Once more: Doing the error analysis of any numerical scheme is a means to an end, towards obtaining the properties of the solution of the differential equation; not for its own sake.

So focusing on any scheme is a question of taste; presenting the properties of the solution obtained by it only matters in judging whether it's useful, or not. The values of the steps and spacing aren't relevant as such, since anyone wishing to reproduce the solution is interested in the final result, that doesn't depend on them.

Of course if the statement is that the code needed so many gigabytes of memory and so many hours of running time and the same result can be obtained with better memory management, in a few minutes, things get interesting, if the topic becomes booking time on a supercomputer, when a laptop might suffice, if the coding is smart enough.

Dear Spyros,

The particular PDE is not stated so the question can only be answered in general terms.

The Forward and Backward Euler schemes have the same limitations on accuracy. However, the Backward scheme is 'implicit', and is therefore a very stable method for most problems. It usually requires to be solved iteratively, so will be computationally more demanding and possibly use more memory. If this is a problem, then the Forward Euler method is preferred, otherwise use the Backward Euler method.

Kind regards

Graham W Griffiths

Dear Spyros,

Depending on your PDE the FDM explicit scheme can also be unstable because of too short time step (c.f. eq. (3.13) in http://am.ippt.pan.pl/am/article/viewFile/v69p389/pdf).

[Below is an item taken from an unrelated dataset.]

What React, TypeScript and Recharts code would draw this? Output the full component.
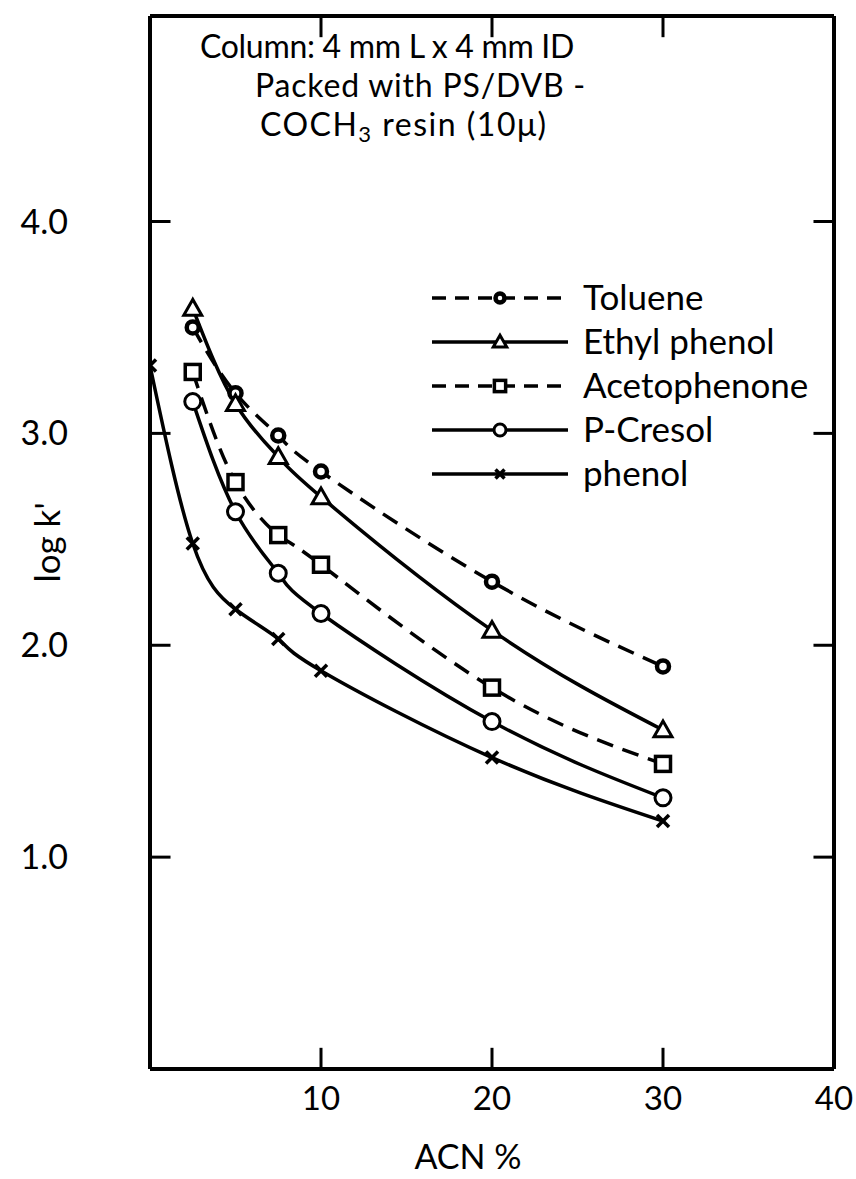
import { LineChart, Line, XAxis, YAxis, ReferenceLine, Legend } from "recharts";

// ACN % where the four solutes were measured; phenol also has a point at 0 %
const acn = [2.5, 5, 7.5, 10, 20, 30];
const phenolAcn = [0, 2.5, 5, 7.5, 10, 20, 30];

const toluene = [3.5, 3.19, 2.99, 2.82, 2.3, 1.9];
const ethylPhenol = [3.59, 3.14, 2.89, 2.7, 2.07, 1.6];
const acetophenone = [3.29, 2.77, 2.52, 2.38, 1.8, 1.44];
const pCresol = [3.15, 2.63, 2.34, 2.15, 1.64, 1.28];
const phenol = [3.32, 2.48, 2.17, 2.03, 1.88, 1.47, 1.17];

const xTicks = [10, 20, 30, 40];
const xInnerTicks = [10, 20, 30];
const yTicks = [1, 2, 3, 4];
const yMax = 4.97;

const font = "Lato, 'DejaVu Sans', sans-serif";

const toRows = (xs: number[], ys: number[]) => xs.map((x, i) => ({ x, y: ys[i] }));

const series = [
  { name: "Toluene", xs: acn, ys: toluene, dashed: true, shape: "gear" },
  { name: "Ethyl phenol", xs: acn, ys: ethylPhenol, dashed: false, shape: "tri" },
  { name: "Acetophenone", xs: acn, ys: acetophenone, dashed: true, shape: "square" },
  { name: "P-Cresol", xs: acn, ys: pCresol, dashed: false, shape: "circle" },
  { name: "phenol", xs: phenolAcn, ys: phenol, dashed: false, shape: "cross" },
];

function Marker({ cx, cy, shape, small }: any) {
  const s = small ? 0.75 : 1;
  if (shape === "tri") {
    const h = 9 * s;
    return (
      <polygon
        points={`${cx},${cy - h} ${cx - h},${cy + h * 0.75} ${cx + h},${cy + h * 0.75}`}
        fill="#fff"
        stroke="#000"
        strokeWidth={3}
      />
    );
  }
  if (shape === "square") {
    const h = 7.5 * s;
    return <rect x={cx - h} y={cy - h} width={h * 2} height={h * 2} fill="#fff" stroke="#000" strokeWidth={3.5} />;
  }
  if (shape === "circle") {
    return <circle cx={cx} cy={cy} r={8 * s} fill="#fff" stroke="#000" strokeWidth={3} />;
  }
  if (shape === "gear") {
    return <circle cx={cx} cy={cy} r={6 * s} fill="#fff" stroke="#000" strokeWidth={4.5} />;
  }
  const h = 6 * s;
  return (
    <g stroke="#000" strokeWidth={3.5}>
      <line x1={cx - h} y1={cy - h} x2={cx + h} y2={cy + h} />
      <line x1={cx - h} y1={cy + h} x2={cx + h} y2={cy - h} />
    </g>
  );
}

function LegendBox() {
  return (
    <svg width={420} height={230} style={{ overflow: "visible" }}>
      {series.map((s, i) => {
        const y = 16 + i * 44;
        return (
          <g key={s.name}>
            <line
              x1={0}
              x2={136}
              y1={y}
              y2={y}
              stroke="#000"
              strokeWidth={3.5}
              strokeDasharray={s.dashed ? "14 9" : undefined}
            />
            <Marker cx={68} cy={y} shape={s.shape} small />
            <text x={151} y={y} dy="0.35em" fontSize={35} fontFamily={font} fill="#000">
              {s.name}
            </text>
          </g>
        );
      })}
    </svg>
  );
}

export default function App() {
  return (
    <div style={{ position: "absolute", left: 0, top: 0, width: 856, height: 1179, background: "#fff" }}>
      <LineChart width={856} height={1179} margin={{ top: 14, right: 20, bottom: 0, left: 20 }}>
        <XAxis
          dataKey="x"
          type="number"
          domain={[0, 40]}
          ticks={xTicks}
          allowDataOverflow
          height={110}
          tickSize={0}
          tickMargin={18}
          tickLine={false}
          axisLine={{ stroke: "#000", strokeWidth: 4 }}
          tick={{ fill: "#000", fontSize: 33, fontFamily: font }}
          label={{ value: "ACN %", position: "insideBottom", offset: 10, dx: -24, fill: "#000", fontSize: 34, fontFamily: font }}
        />
        <XAxis
          xAxisId="top"
          dataKey="x"
          type="number"
          orientation="top"
          domain={[0, 40]}
          height={2}
          tick={false}
          tickLine={false}
          axisLine={{ stroke: "#000", strokeWidth: 4 }}
        />
        <YAxis
          type="number"
          domain={[0, yMax]}
          ticks={yTicks}
          allowDataOverflow
          width={130}
          tickSize={0}
          tickMargin={82}
          tickLine={false}
          tickFormatter={(v: number) => v.toFixed(1)}
          axisLine={{ stroke: "#000", strokeWidth: 4 }}
          tick={{ fill: "#000", fontSize: 34, fontFamily: font }}
          label={{
            content: (p: any) => {
              const vb = p.viewBox;
              const x = vb.x + 28;
              const y = vb.y + vb.height / 2;
              return (
                <text x={x} y={y} transform={`rotate(-90 ${x} ${y})`} textAnchor="middle" dy="0.35em" fontSize={35} fontFamily={font} fill="#000">
                  log k'
                </text>
              );
            },
          }}
        />
        <YAxis
          yAxisId="right"
          orientation="right"
          type="number"
          domain={[0, yMax]}
          width={2}
          tick={false}
          tickLine={false}
          axisLine={{ stroke: "#000", strokeWidth: 4 }}
        />

        {yTicks.map((v) => (
          <ReferenceLine key={"l" + v} segment={[{ x: 0, y: v }, { x: 1.2, y: v }]} stroke="#000" strokeWidth={3} />
        ))}
        {yTicks.map((v) => (
          <ReferenceLine key={"r" + v} segment={[{ x: 38.8, y: v }, { x: 40, y: v }]} stroke="#000" strokeWidth={3} />
        ))}
        {xInnerTicks.map((v) => (
          <ReferenceLine key={"b" + v} segment={[{ x: v, y: 0 }, { x: v, y: 0.1 }]} stroke="#000" strokeWidth={3} />
        ))}
        {xInnerTicks.map((v) => (
          <ReferenceLine key={"t" + v} segment={[{ x: v, y: yMax - 0.1 }, { x: v, y: yMax }]} stroke="#000" strokeWidth={3} />
        ))}

        {series.map((s) => (
          <Line
            key={s.name}
            data={toRows(s.xs, s.ys)}
            dataKey="y"
            type="natural"
            stroke="#000"
            strokeWidth={3.5}
            strokeDasharray={s.dashed ? "17 10" : undefined}
            isAnimationActive={false}
            dot={(p: any) => <Marker key={s.name + p.index} cx={p.cx} cy={p.cy} shape={s.shape} />}
            activeDot={false}
            legendType="none"
          />
        ))}

        <Legend
          layout="horizontal"
          verticalAlign="middle"
          align="center"
          content={() => <LegendBox />}
          wrapperStyle={{ position: "absolute", left: 432, top: 282, width: 420, height: 230 }}
        />
      </LineChart>

      <div
        style={{
          position: "absolute",
          left: 200,
          top: 26,
          fontFamily: font,
          fontSize: 32,
          lineHeight: "39px",
          color: "#000",
          whiteSpace: "nowrap",
        }}
      >
        <div style={{ letterSpacing: -0.3 }}>Column: 4 mm L x 4 mm ID</div>
        <div style={{ paddingLeft: 55, letterSpacing: 0.8 }}>Packed with PS/DVB -</div>
        <div style={{ paddingLeft: 60, letterSpacing: 1.5 }}>
          COCH<sub style={{ fontSize: 22, verticalAlign: "-6px", lineHeight: 0 }}>3</sub> resin (10μ)
        </div>
      </div>
    </div>
  );
}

As Graham W Griffiths mentioned, the implicit scheme of FDM is more computationally expensive, but more stable.

Regards

Lukasz

Graham W Griffiths Stability has to do with convergence rate?

Roughly, numerical stability is to do with how well the numerical solution matches the exact solution, i.e. whether the error grows or not. So the Backward Euler method is a stable method when solving a linear equation such as Fourier's equation. However, if the equation being solved is nonlinear, then iterations are required when applying Backward Euler, and these iterations may diverge if the timestep is too large.

As correctly stated by D. Andrew S. Rees the numerical stability property has to do with the convergence towards a solution as well as towards the physical meaning of the numerical solution when is compared to the solution of the orginal PDE. Again, the modified PDE clarifies this aspect. For example, considering my previous example of the linear wave equation, if you use a forward Euler time integration and a central space formula for the first derivative, the consequent modified PDE will say why it is unconditionally not stable: the PDE you are really solving contains an anti-diffusive term that increases indefinitely the gradient in the initial condition.

Dear Spyros,

By "stable" solution we generally mean a solution that is bounded - in the "sense of Lyapunov" for nonlinear systems. However, for solutions of linear systems we are able to give more precise mathematical definitions - a system is stable if "all its eigenvalues lie in the open left-half of the complex plane".

For a scheme to be "convergent" it requires that, as the step size (dx,dt or both) reduces, the solution converges to the true solution. It can only do this if it is a stable scheme.

Fahs Amin - In what way is it dependent on the linearity of the equations? Is there something that should be avoided?

I don't know what is meant by sensitivity! This is not a suitable technical term.

For a general linear equation both forward and backward Euler methods are of first order accuracy so each will have the same error reduction properties as the steplength decreases. FE will have a smaller operation count per timestep than BE. For a general nonlinear equation the same is true except that iterations will need to be performed and therefore BE uses even more operations per timestep. So why should one use BE and other implicit schemes? If a system is stiff and the fast timescales play no role in the required solution, then FE is extremely inefficient because the timestep will need to be extremely small jut to get a stable solution.